Go through the records and extract every line with the word "diagram".
··· LISTING
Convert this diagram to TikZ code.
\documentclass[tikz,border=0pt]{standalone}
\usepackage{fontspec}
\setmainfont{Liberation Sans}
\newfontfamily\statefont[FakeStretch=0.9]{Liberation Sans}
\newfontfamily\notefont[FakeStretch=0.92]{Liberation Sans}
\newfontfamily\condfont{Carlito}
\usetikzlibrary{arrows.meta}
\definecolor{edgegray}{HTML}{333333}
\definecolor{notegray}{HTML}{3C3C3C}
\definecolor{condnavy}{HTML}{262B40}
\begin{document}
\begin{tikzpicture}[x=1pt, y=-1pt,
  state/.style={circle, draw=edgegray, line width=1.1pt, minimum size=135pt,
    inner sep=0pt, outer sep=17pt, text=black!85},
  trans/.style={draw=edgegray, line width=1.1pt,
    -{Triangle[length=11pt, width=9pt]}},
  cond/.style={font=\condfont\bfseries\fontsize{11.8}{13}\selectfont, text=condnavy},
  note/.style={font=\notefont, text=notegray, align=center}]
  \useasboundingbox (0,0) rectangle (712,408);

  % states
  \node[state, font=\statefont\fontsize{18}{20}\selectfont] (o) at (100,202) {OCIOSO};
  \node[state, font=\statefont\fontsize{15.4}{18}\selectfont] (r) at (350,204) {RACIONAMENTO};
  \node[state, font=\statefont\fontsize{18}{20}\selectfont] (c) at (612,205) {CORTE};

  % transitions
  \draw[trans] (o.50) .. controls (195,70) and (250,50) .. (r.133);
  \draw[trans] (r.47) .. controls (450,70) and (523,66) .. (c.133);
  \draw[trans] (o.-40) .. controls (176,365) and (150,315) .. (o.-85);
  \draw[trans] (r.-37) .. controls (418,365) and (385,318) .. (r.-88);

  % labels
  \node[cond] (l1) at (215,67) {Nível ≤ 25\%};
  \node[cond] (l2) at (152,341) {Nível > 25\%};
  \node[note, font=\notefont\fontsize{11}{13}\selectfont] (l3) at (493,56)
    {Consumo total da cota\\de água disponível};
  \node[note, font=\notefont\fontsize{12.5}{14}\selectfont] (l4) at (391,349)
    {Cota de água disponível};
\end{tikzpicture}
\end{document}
······
··· LISTING
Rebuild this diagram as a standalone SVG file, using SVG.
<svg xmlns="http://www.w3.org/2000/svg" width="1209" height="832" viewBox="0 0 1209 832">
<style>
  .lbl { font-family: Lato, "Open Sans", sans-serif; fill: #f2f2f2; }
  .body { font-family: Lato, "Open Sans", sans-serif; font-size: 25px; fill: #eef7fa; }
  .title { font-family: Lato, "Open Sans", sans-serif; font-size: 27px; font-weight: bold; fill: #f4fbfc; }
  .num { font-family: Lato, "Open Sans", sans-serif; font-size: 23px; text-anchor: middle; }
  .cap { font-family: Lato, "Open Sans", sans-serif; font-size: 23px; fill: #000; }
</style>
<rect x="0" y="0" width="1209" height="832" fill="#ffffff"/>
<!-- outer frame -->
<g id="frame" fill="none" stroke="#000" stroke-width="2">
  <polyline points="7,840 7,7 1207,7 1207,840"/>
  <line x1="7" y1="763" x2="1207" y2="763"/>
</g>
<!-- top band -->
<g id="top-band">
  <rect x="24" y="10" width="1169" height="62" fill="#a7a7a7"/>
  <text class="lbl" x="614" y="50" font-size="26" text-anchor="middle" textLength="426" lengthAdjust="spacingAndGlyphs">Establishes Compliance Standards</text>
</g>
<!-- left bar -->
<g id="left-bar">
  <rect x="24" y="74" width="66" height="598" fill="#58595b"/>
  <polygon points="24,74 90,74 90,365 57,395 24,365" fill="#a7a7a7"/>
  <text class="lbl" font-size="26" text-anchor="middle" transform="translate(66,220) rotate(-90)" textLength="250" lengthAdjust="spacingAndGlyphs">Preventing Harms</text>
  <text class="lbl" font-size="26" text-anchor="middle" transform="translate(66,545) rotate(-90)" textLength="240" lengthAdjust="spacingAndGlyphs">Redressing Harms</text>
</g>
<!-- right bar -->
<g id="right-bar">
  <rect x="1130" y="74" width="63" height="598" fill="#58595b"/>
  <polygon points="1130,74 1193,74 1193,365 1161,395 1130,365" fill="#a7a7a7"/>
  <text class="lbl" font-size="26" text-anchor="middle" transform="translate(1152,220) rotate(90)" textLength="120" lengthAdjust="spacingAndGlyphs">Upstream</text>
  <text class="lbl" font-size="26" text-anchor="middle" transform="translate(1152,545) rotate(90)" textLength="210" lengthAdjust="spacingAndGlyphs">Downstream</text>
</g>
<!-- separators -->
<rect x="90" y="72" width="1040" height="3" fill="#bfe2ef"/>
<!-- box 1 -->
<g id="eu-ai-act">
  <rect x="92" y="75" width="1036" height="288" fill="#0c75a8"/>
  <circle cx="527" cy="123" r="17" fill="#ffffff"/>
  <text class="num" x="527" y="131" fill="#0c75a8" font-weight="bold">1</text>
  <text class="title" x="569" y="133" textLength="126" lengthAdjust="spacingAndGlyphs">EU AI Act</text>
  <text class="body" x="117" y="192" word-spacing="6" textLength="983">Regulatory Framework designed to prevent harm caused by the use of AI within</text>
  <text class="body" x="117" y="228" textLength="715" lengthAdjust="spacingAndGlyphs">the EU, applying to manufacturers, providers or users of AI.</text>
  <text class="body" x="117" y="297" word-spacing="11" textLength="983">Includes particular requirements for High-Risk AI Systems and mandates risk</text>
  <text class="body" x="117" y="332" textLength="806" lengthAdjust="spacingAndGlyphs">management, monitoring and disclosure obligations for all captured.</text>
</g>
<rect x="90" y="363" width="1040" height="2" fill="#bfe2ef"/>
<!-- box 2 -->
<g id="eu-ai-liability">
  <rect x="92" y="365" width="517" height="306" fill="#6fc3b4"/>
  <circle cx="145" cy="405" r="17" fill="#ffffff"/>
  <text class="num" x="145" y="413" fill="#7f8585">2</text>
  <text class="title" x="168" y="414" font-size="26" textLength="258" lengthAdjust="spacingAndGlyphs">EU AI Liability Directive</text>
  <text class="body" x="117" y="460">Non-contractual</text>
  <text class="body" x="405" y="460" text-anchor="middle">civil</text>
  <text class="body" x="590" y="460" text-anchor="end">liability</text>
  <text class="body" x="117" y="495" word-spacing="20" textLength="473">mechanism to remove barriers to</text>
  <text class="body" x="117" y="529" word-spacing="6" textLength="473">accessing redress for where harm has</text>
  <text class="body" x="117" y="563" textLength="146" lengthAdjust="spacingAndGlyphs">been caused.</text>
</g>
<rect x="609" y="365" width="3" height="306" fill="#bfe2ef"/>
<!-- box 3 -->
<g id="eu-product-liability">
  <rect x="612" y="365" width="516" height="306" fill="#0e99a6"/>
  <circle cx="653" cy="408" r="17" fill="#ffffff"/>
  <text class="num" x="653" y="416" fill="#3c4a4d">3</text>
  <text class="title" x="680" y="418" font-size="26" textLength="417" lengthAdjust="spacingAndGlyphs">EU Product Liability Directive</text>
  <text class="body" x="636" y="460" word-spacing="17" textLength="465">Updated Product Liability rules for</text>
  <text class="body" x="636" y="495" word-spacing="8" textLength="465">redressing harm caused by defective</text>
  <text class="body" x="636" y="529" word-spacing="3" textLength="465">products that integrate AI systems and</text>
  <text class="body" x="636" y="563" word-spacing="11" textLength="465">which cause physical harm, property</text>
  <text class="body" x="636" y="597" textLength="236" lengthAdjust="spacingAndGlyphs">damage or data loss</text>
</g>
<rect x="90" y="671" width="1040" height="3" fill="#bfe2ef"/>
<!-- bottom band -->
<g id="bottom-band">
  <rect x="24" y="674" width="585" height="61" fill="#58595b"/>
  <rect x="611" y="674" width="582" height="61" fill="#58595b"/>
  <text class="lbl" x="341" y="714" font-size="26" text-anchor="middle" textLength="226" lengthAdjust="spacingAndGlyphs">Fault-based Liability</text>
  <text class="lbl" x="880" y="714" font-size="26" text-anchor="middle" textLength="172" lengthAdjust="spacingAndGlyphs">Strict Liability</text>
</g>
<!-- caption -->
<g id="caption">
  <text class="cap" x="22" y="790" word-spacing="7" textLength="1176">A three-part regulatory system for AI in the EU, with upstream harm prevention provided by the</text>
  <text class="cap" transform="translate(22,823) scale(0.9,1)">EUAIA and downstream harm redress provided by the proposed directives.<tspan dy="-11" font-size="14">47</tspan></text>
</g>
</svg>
······
• FINAL ANSWER:
Convert this diagram to TikZ code.
Rebuild this diagram as a standalone SVG file, using SVG.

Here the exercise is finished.